When she connected with the West Business Development Center, they helped her develop an overall strategy and assess her personal strengths and weaknesses. Her West Company mentors were able to boost her understanding of accounting and marketing, as well as offering a finance class. It was calming and reassuring to have people who were cheering for her and also giving it to her straight.

“You know, you feel like you’re making it up sometimes.. and West Business Development Center says, ‘It’s ok. Here are some people who are going to educate you and give you more background in these areas. Even before you start your business, even if it’s just a seed.. they support you from idea, all the way through.”

Curiosity has been key for Amy. In her first year of business, Amy feels she is still in the learning curve. She hasn’t experienced the full cycle of a business year and it’s all new. She says learning from mistakes is part of the process and you have be comfortable with that, but being a quick learner and a social person, Amy is feeling strong. The lights are on, the socks are coming in, she’s able to employ somebody and she’s enjoying herself.
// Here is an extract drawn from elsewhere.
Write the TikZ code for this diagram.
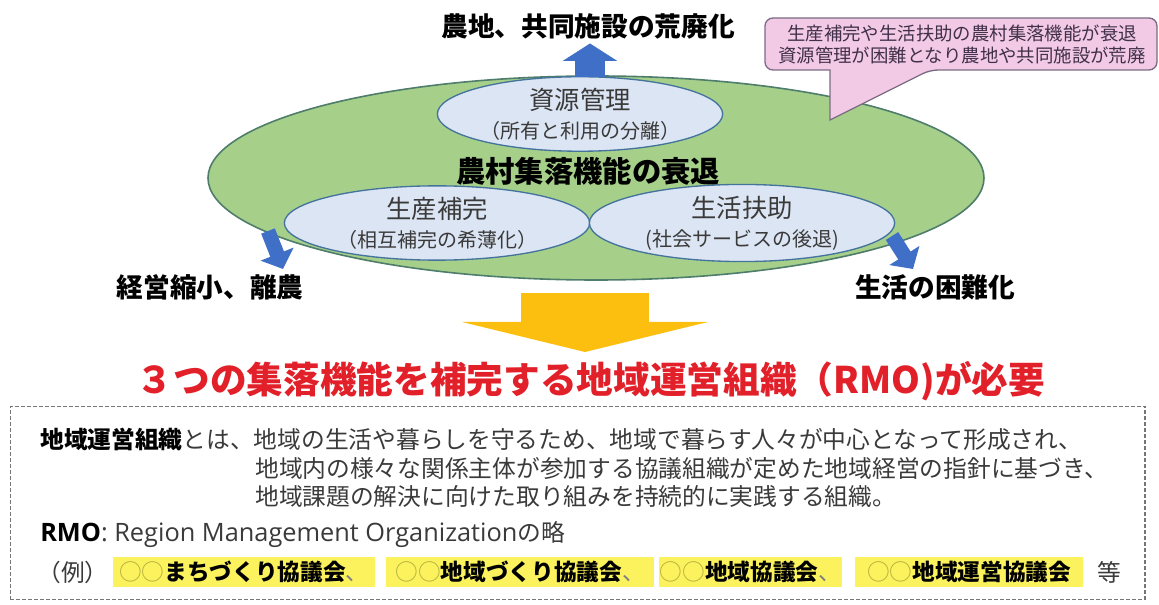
\documentclass[tikz,border=0pt]{standalone}
\usepackage{fontspec}
\setmainfont{Noto Sans CJK JP}
\newfontfamily\latinfont{Open Sans}
\usetikzlibrary{shapes.geometric,arrows.meta}
\definecolor{ruralgreen}{HTML}{A6D08A}
\definecolor{ruraledge}{HTML}{4E7D6B}
\definecolor{funcblue}{HTML}{DCE5F3}
\definecolor{funcedge}{HTML}{44739C}
\definecolor{arrowblue}{HTML}{3F6FC6}
\definecolor{arrowgold}{HTML}{FDBF0F}
\definecolor{notepink}{HTML}{F3CAE5}
\definecolor{noteedge}{HTML}{7B6B82}
\definecolor{notetext}{HTML}{40304A}
\definecolor{needred}{HTML}{E2202A}
\definecolor{markyellow}{HTML}{FBF25E}
\definecolor{circleolive}{HTML}{B3AC3C}
\definecolor{bodygray}{HTML}{3A3A3A}
\definecolor{framegray}{HTML}{767676}

\begin{document}
\begin{tikzpicture}[x=0.75pt,y=-0.75pt,
  rural/.style={ellipse,draw=ruraledge,fill=ruralgreen,line width=1.2pt,
    minimum width=582pt,minimum height=153pt},
  func/.style={ellipse,draw=funcedge,fill=funcblue,line width=1pt,inner sep=0pt,
    minimum height=50pt,align=center,text=bodygray,font=\fontsize{19}{22}\selectfont},
  effect/.style={font=\bfseries\fontsize{20}{24}\selectfont},
  upblue/.style={arrowblue,line width=22pt,-{Triangle[width=40pt,length=13pt]}},
  outblue/.style={arrowblue,line width=11pt,-{Triangle[width=26pt,length=12pt]}},
  goldflow/.style={arrowgold,line width=96pt,-{Triangle[width=184pt,length=22.5pt]}},
  notebox/.style={fill=notepink,draw=noteedge,line width=1pt},
  frame/.style={draw=framegray,line width=1pt,dash pattern=on 3pt off 1.5pt,
    minimum width=851pt,minimum height=145pt},
  body/.style={anchor=west,inner sep=0pt,text=bodygray,font=\fontsize{17.8}{21}\selectfont},
  hilite/.style={anchor=west,fill=markyellow,inner sep=0pt,minimum height=22.5pt,
    text=black,font=\fontsize{17}{20}\selectfont}]
  \useasboundingbox (0,0) rectangle (1159,605);

  % ellipses
  \node[rural] (rural) at (596,178) {};
  \node[func,minimum width=214pt] (res) at (580,114)
    {資源管理\\\fontsize{15}{18}\selectfont （所有と利用の分離）};
  \node[func,minimum width=229pt] (prod) at (437,223)
    {生産補完\\\fontsize{15}{18}\selectfont （相互補完の希薄化）};
  \node[func,minimum width=229pt] (life) at (742,223)
    {生活扶助\\\fontsize{15}{18}\selectfont (社会サービスの後退)};
  \node[font=\bfseries\fontsize{22}{26}\selectfont] (decline) at (588,171) {農村集落機能の衰退};

  % effects
  \node[effect] (ruin) at (588,26) {農地、共同施設の荒廃化};
  \node[effect] (quit) at (210,287) {経営縮小、離農};
  \node[effect] (hard) at (935,287) {生活の困難化};

  \coordinate (upfoot) at (590,77);
  \coordinate (lfoot) at (268,231);
  \coordinate (ltip) at (283,269);
  \coordinate (rfoot) at (892,236);
  \coordinate (rtip) at (913,269);
  \draw[upblue] (upfoot) -- (upfoot |- ruin.south);
  \draw[outblue] (lfoot) -- (ltip);
  \draw[outblue] (rfoot) -- (rtip);

  % balloon
  \filldraw[notebox] (830,120) -- (830,70) [rounded corners=6pt] -- (765,70) -- (765,18)
    -- (1157,18) -- (1157,70) -- (930,70) [sharp corners] -- cycle;
  \node[align=center,text=notetext,font=\fontsize{13.8}{16.5}\selectfont] (note) at (962,44)
    {生産補完や生活扶助の農村集落機能が衰退\\資源管理が困難となり農地や共同施設が荒廃};

  % need
  \coordinate (flowtop) at (585,293);
  \coordinate (flowtip) at (585,352);
  \draw[goldflow] (flowtop) -- (flowtip);
  \node[text=needred,font=\bfseries\fontsize{27.5}{32}\selectfont] (need) at (591,381)
    {３つの集落機能を補完する地域運営組織（RMO)が必要};

  % definition
  \node[frame] (frame) at (577.5,503) {};
  \node[body] (def1) at (40,440) {\textbf{\color{black}地域運営組織}とは、地域の生活や暮らしを守るため、地域で暮らす人々が中心となって形成され、};
  \node[body] (def2) at (255,469) {地域内の様々な関係主体が参加する協議組織が定めた地域経営の指針に基づき、};
  \node[body] (def3) at (255,497) {地域課題の解決に向けた取り組みを持続的に実践する組織。};
  \node[body] (abbr) at (40,535) {{\latinfont\fontsize{19}{21}\selectfont\textbf{\color{black}RMO}: Region Management Organization}の略};
  \node[body] (eg) at (37,572) {（例）};
  \node[hilite,minimum width=196pt] (m1) at (113,572) {{\color{circleolive}○○}\textbf{まちづくり協議会}{\color{gray}、}};
  \node[hilite,minimum width=201pt] (m2) at (386,572) {{\color{circleolive}○○}\textbf{地域づくり協議会}{\color{gray}、}};
  \node[hilite,minimum width=137pt] (m3) at (659,572) {{\color{circleolive}○○}\textbf{地域協議会}{\color{gray}、}};
  \node[hilite,minimum width=171pt] (m4) at (855,572) {{\color{circleolive}○○}\textbf{地域運営協議会}};
  \node[body] (etc) at (1097,572) {等};
\end{tikzpicture}
\end{document}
The environment in the shop is dynamic. Everyone needs socks and her stock is so whimsical, she delights her customers response. They might call out, “Oh look! Llamas!” and shopping becomes an interactive experience. In the full swing of summer, the customer traffic has been great. She’s met people from all over the world and whether they’re from Comptche or Korea, they can engage and find something for themselves. She’s learning to say ‘thank you’ in several languages.

Accounting is the biggest challenge for Amy and she meets with her West Business Development Center mentor once a month. Initially she was learning the how and whys, now she’s doing the work but values having that mentor to ask questions of and affirm she’s doing things correctly. “Having access to this resource is amazing. Small business is a roller coaster, but when you feel supported, it’s exciting and comfortable. It feels safe.”

Her new role as a business woman has felt empowering. “It’s satisfying to know that as a woman, I can have a business on my own and make it work. It’s a grounding feeling, to come into town and say, ‘That’s mine.’ It’s a built-in connection and a way to way show I have optimism for the future of this community and dare I say, this country. That we are going to be able to move forward and we can grow and do creative things.”

At the end of the day, Amy’s idea of success is knowing she made a difference in someone’s day. With a smile, an experience, or a pair of socks that made them happy.